• [Task statement]: Repeat the data word for word. Do not include the pictures.

• [Collected data]:
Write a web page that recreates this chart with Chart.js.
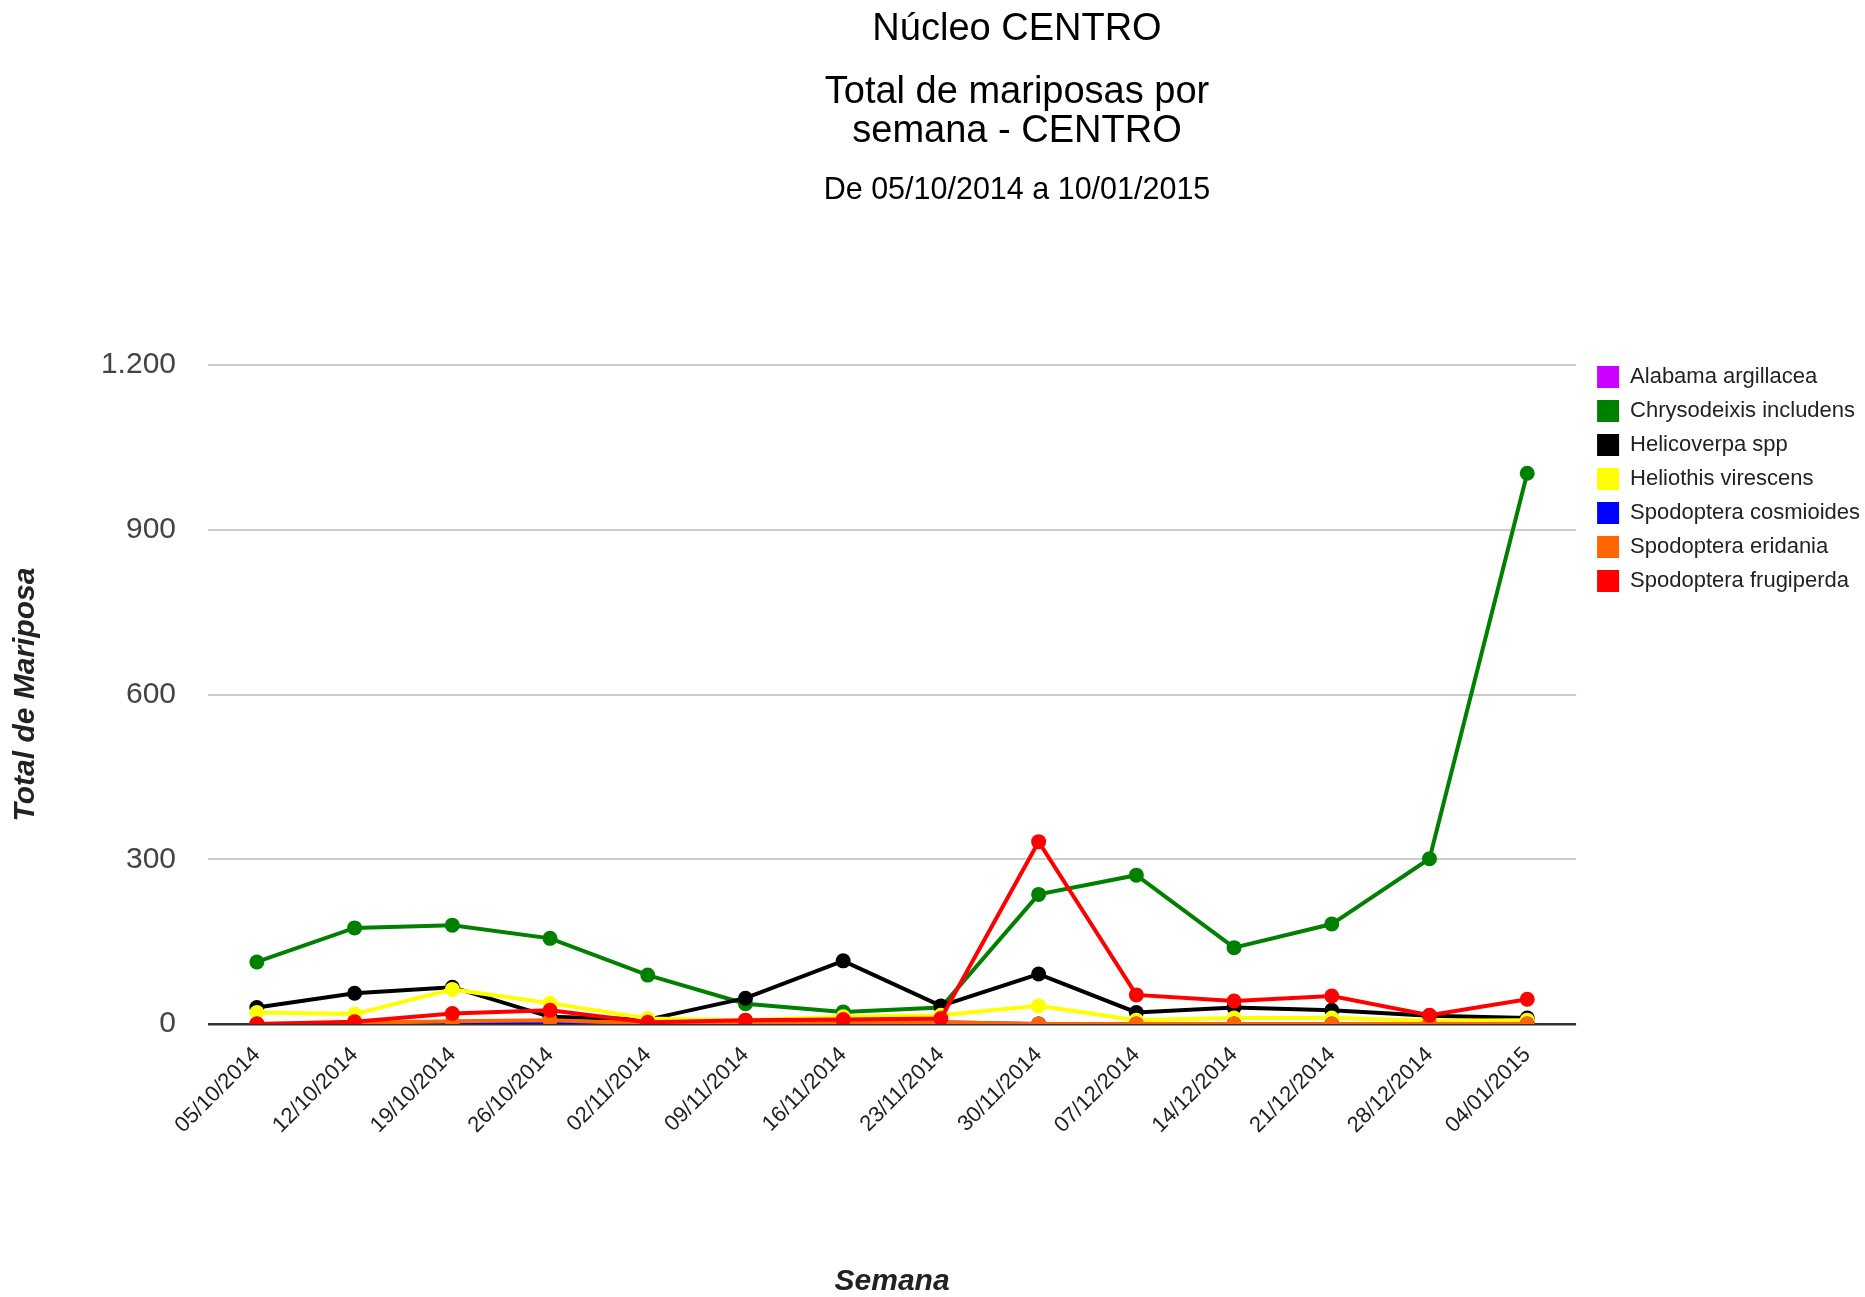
<!DOCTYPE html>
<html lang="pt">
<head>
    <meta charset="UTF-8">
    <title>Núcleo CENTRO - Total de mariposas por semana</title>
    <script src="https://cdn.jsdelivr.net/npm/chart.js"></script>
    <style>
        body {
            margin: 0;
            background-color: #fff;
        }
        #chart-container {
            width: 1865px;
            height: 1297px;
        }
    </style>
</head>
<body>
    <div id="chart-container">
        <canvas id="mothChart"></canvas>
    </div>

    <script>
        // Semanas
        const semanas = ['05/10/2014', '12/10/2014', '19/10/2014', '26/10/2014', '02/11/2014', '09/11/2014', '16/11/2014',
                         '23/11/2014', '30/11/2014', '07/12/2014', '14/12/2014', '21/12/2014', '28/12/2014', '04/01/2015'];

        // Total de mariposas por espécie
        const alabama      = [0, 0, 0, 0, 0, 1, 6, 3, 0, 0, 0, 0, 0, 0];
        const chrysodeixis = [113, 175, 180, 156, 89, 37, 22, 30, 236, 271, 139, 182, 301, 1003];
        const helicoverpa  = [30, 56, 67, 13, 8, 47, 115, 33, 91, 21, 30, 25, 15, 11];
        const heliothis    = [21, 18, 63, 38, 10, 7, 13, 16, 33, 7, 11, 11, 6, 7];
        const cosmioides   = [0, 0, 0, 0, 0, 0, 1, 0, 0, 0, 0, 0, 0, 0];
        const eridania     = [0, 2, 5, 7, 1, 1, 2, 3, 0, 0, 0, 0, 0, 0];
        const frugiperda   = [0, 4, 19, 25, 3, 7, 8, 10, 332, 53, 42, 51, 16, 45];

        const yTicks = [0, 300, 600, 900, 1200];

        const titulo = 'Núcleo CENTRO';
        const subtitulo = ['Total de mariposas por', 'semana - CENTRO'];
        const periodo = 'De 05/10/2014 a 10/01/2015';

        const fontFamily = '"Liberation Sans", Arial, sans-serif';

        function serie(label, data, color, order) {
            return {
                label: label,
                data: data,
                borderColor: color,
                backgroundColor: color,
                pointBackgroundColor: color,
                pointBorderWidth: 0,
                pointRadius: 7.5,
                borderWidth: 4,
                tension: 0,
                fill: false,
                order: order
            };
        }

        // Títulos desenhados na área de cima + ajuste fino da legenda
        const tituloPlugin = {
            id: 'tituloPlugin',
            afterLayout(chart) {
                chart.legend.top -= 11;
                chart.legend.left += 5;
            },
            afterDraw(chart) {
                const ctx = chart.ctx;
                const cx = 1017;
                ctx.save();
                ctx.fillStyle = '#000';
                ctx.textAlign = 'center';
                ctx.textBaseline = 'middle';
                ctx.font = '38px ' + fontFamily;
                ctx.fillText(titulo, cx, 30);
                ctx.fillText(subtitulo[0], cx, 93);
                ctx.fillText(subtitulo[1], cx, 132);
                ctx.font = '30.5px ' + fontFamily;
                ctx.fillText(periodo, cx, 191);
                ctx.restore();
            }
        };

        const ctx = document.getElementById('mothChart').getContext('2d');
        const mothChart = new Chart(ctx, {
            type: 'line',
            data: {
                labels: semanas,
                datasets: [
                    serie('Alabama argillacea', alabama, '#cc00ff', 6),
                    serie('Chrysodeixis includens', chrysodeixis, '#008000', 5),
                    serie('Helicoverpa spp', helicoverpa, '#000000', 4),
                    serie('Heliothis virescens', heliothis, '#ffff00', 3),
                    serie('Spodoptera cosmioides', cosmioides, '#0000ff', 2),
                    serie('Spodoptera eridania', eridania, '#ff6600', 1),
                    serie('Spodoptera frugiperda', frugiperda, '#ff0000', 0)
                ]
            },
            options: {
                responsive: true,
                maintainAspectRatio: false,
                animation: false,
                layout: {
                    padding: { top: 365, right: 0, bottom: 0, left: 0 }
                },
                plugins: {
                    title: { display: false },
                    tooltip: { enabled: false },
                    legend: {
                        position: 'right',
                        align: 'start',
                        labels: {
                            boxWidth: 22,
                            boxHeight: 22,
                            padding: 12,
                            color: '#222',
                            font: { family: fontFamily, size: 22 },
                            sort: (a, b) => a.datasetIndex - b.datasetIndex,
                            generateLabels(chart) {
                                const items = Chart.defaults.plugins.legend.labels.generateLabels(chart);
                                items.forEach(item => {
                                    item.lineWidth = 0;
                                    item.strokeStyle = item.fillStyle;
                                });
                                return items;
                            }
                        }
                    }
                },
                scales: {
                    x: {
                        type: 'category',
                        offset: true,
                        grid: { display: false, drawTicks: false },
                        border: { display: false },
                        ticks: {
                            color: '#222',
                            font: { family: fontFamily, size: 22 },
                            minRotation: 45,
                            maxRotation: 45,
                            autoSkip: false,
                            padding: 18
                        },
                        title: {
                            display: true,
                            text: 'Semana',
                            color: '#222',
                            font: { family: fontFamily, size: 30, weight: 'bold', style: 'italic', lineHeight: 1 },
                            padding: { top: 0, bottom: 0 }
                        },
                        afterFit(scale) {
                            scale.height = 273;
                        }
                    },
                    y: {
                        min: 0,
                        max: 1200,
                        afterBuildTicks(scale) {
                            scale.ticks = yTicks.map(v => ({ value: v }));
                        },
                        grid: {
                            drawTicks: false,
                            lineWidth: c => (c.tick && c.tick.value === 0) ? 2.5 : 2,
                            color: c => (c.tick && c.tick.value === 0) ? '#333' : '#ccc'
                        },
                        border: { display: false },
                        ticks: {
                            color: '#444',
                            font: { family: fontFamily, size: 30 },
                            padding: 32,
                            callback: v => v.toString().replace(/\B(?=(\d{3})+(?!\d))/g, '.')
                        },
                        title: {
                            display: true,
                            text: 'Total de Mariposa',
                            color: '#222',
                            font: { family: fontFamily, size: 30, weight: 'bold', style: 'italic' },
                            padding: { top: 8, bottom: 0 }
                        },
                        afterFit(scale) {
                            scale.width = 208;
                        }
                    },
                    // espaço entre o gráfico e a legenda
                    gap: {
                        position: 'right',
                        display: true,
                        grid: { display: false, drawTicks: false },
                        border: { display: false },
                        ticks: { display: false },
                        afterFit(scale) {
                            scale.width = 4;
                        }
                    }
                }
            },
            plugins: [tituloPlugin]
        });
    </script>
</body>
</html>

• [Full answer]:
Write a web page that recreates this chart with Chart.js.
<!DOCTYPE html>
<html lang="pt">
<head>
    <meta charset="UTF-8">
    <title>Núcleo CENTRO - Total de mariposas por semana</title>
    <script src="https://cdn.jsdelivr.net/npm/chart.js"></script>
    <style>
        body {
            margin: 0;
            background-color: #fff;
        }
        #chart-container {
            width: 1865px;
            height: 1297px;
        }
    </style>
</head>
<body>
    <div id="chart-container">
        <canvas id="mothChart"></canvas>
    </div>

    <script>
        // Semanas
        const semanas = ['05/10/2014', '12/10/2014', '19/10/2014', '26/10/2014', '02/11/2014', '09/11/2014', '16/11/2014',
                         '23/11/2014', '30/11/2014', '07/12/2014', '14/12/2014', '21/12/2014', '28/12/2014', '04/01/2015'];

        // Total de mariposas por espécie
        const alabama      = [0, 0, 0, 0, 0, 1, 6, 3, 0, 0, 0, 0, 0, 0];
        const chrysodeixis = [113, 175, 180, 156, 89, 37, 22, 30, 236, 271, 139, 182, 301, 1003];
        const helicoverpa  = [30, 56, 67, 13, 8, 47, 115, 33, 91, 21, 30, 25, 15, 11];
        const heliothis    = [21, 18, 63, 38, 10, 7, 13, 16, 33, 7, 11, 11, 6, 7];
        const cosmioides   = [0, 0, 0, 0, 0, 0, 1, 0, 0, 0, 0, 0, 0, 0];
        const eridania     = [0, 2, 5, 7, 1, 1, 2, 3, 0, 0, 0, 0, 0, 0];
        const frugiperda   = [0, 4, 19, 25, 3, 7, 8, 10, 332, 53, 42, 51, 16, 45];

        const yTicks = [0, 300, 600, 900, 1200];

        const titulo = 'Núcleo CENTRO';
        const subtitulo = ['Total de mariposas por', 'semana - CENTRO'];
        const periodo = 'De 05/10/2014 a 10/01/2015';

        const fontFamily = '"Liberation Sans", Arial, sans-serif';

        function serie(label, data, color, order) {
            return {
                label: label,
                data: data,
                borderColor: color,
                backgroundColor: color,
                pointBackgroundColor: color,
                pointBorderWidth: 0,
                pointRadius: 7.5,
                borderWidth: 4,
                tension: 0,
                fill: false,
                order: order
            };
        }

        // Títulos desenhados na área de cima + ajuste fino da legenda
        const tituloPlugin = {
            id: 'tituloPlugin',
            afterLayout(chart) {
                chart.legend.top -= 11;
                chart.legend.left += 5;
            },
            afterDraw(chart) {
                const ctx = chart.ctx;
                const cx = 1017;
                ctx.save();
                ctx.fillStyle = '#000';
                ctx.textAlign = 'center';
                ctx.textBaseline = 'middle';
                ctx.font = '38px ' + fontFamily;
                ctx.fillText(titulo, cx, 30);
                ctx.fillText(subtitulo[0], cx, 93);
                ctx.fillText(subtitulo[1], cx, 132);
                ctx.font = '30.5px ' + fontFamily;
                ctx.fillText(periodo, cx, 191);
                ctx.restore();
            }
        };

        const ctx = document.getElementById('mothChart').getContext('2d');
        const mothChart = new Chart(ctx, {
            type: 'line',
            data: {
                labels: semanas,
                datasets: [
                    serie('Alabama argillacea', alabama, '#cc00ff', 6),
                    serie('Chrysodeixis includens', chrysodeixis, '#008000', 5),
                    serie('Helicoverpa spp', helicoverpa, '#000000', 4),
                    serie('Heliothis virescens', heliothis, '#ffff00', 3),
                    serie('Spodoptera cosmioides', cosmioides, '#0000ff', 2),
                    serie('Spodoptera eridania', eridania, '#ff6600', 1),
                    serie('Spodoptera frugiperda', frugiperda, '#ff0000', 0)
                ]
            },
            options: {
                responsive: true,
                maintainAspectRatio: false,
                animation: false,
                layout: {
                    padding: { top: 365, right: 0, bottom: 0, left: 0 }
                },
                plugins: {
                    title: { display: false },
                    tooltip: { enabled: false },
                    legend: {
                        position: 'right',
                        align: 'start',
                        labels: {
                            boxWidth: 22,
                            boxHeight: 22,
                            padding: 12,
                            color: '#222',
                            font: { family: fontFamily, size: 22 },
                            sort: (a, b) => a.datasetIndex - b.datasetIndex,
                            generateLabels(chart) {
                                const items = Chart.defaults.plugins.legend.labels.generateLabels(chart);
                                items.forEach(item => {
                                    item.lineWidth = 0;
                                    item.strokeStyle = item.fillStyle;
                                });
                                return items;
                            }
                        }
                    }
                },
                scales: {
                    x: {
                        type: 'category',
                        offset: true,
                        grid: { display: false, drawTicks: false },
                        border: { display: false },
                        ticks: {
                            color: '#222',
                            font: { family: fontFamily, size: 22 },
                            minRotation: 45,
                            maxRotation: 45,
                            autoSkip: false,
                            padding: 18
                        },
                        title: {
                            display: true,
                            text: 'Semana',
                            color: '#222',
                            font: { family: fontFamily, size: 30, weight: 'bold', style: 'italic', lineHeight: 1 },
                            padding: { top: 0, bottom: 0 }
                        },
                        afterFit(scale) {
                            scale.height = 273;
                        }
                    },
                    y: {
                        min: 0,
                        max: 1200,
                        afterBuildTicks(scale) {
                            scale.ticks = yTicks.map(v => ({ value: v }));
                        },
                        grid: {
                            drawTicks: false,
                            lineWidth: c => (c.tick && c.tick.value === 0) ? 2.5 : 2,
                            color: c => (c.tick && c.tick.value === 0) ? '#333' : '#ccc'
                        },
                        border: { display: false },
                        ticks: {
                            color: '#444',
                            font: { family: fontFamily, size: 30 },
                            padding: 32,
                            callback: v => v.toString().replace(/\B(?=(\d{3})+(?!\d))/g, '.')
                        },
                        title: {
                            display: true,
                            text: 'Total de Mariposa',
                            color: '#222',
                            font: { family: fontFamily, size: 30, weight: 'bold', style: 'italic' },
                            padding: { top: 8, bottom: 0 }
                        },
                        afterFit(scale) {
                            scale.width = 208;
                        }
                    },
                    // espaço entre o gráfico e a legenda
                    gap: {
                        position: 'right',
                        display: true,
                        grid: { display: false, drawTicks: false },
                        border: { display: false },
                        ticks: { display: false },
                        afterFit(scale) {
                            scale.width = 4;
                        }
                    }
                }
            },
            plugins: [tituloPlugin]
        });
    </script>
</body>
</html>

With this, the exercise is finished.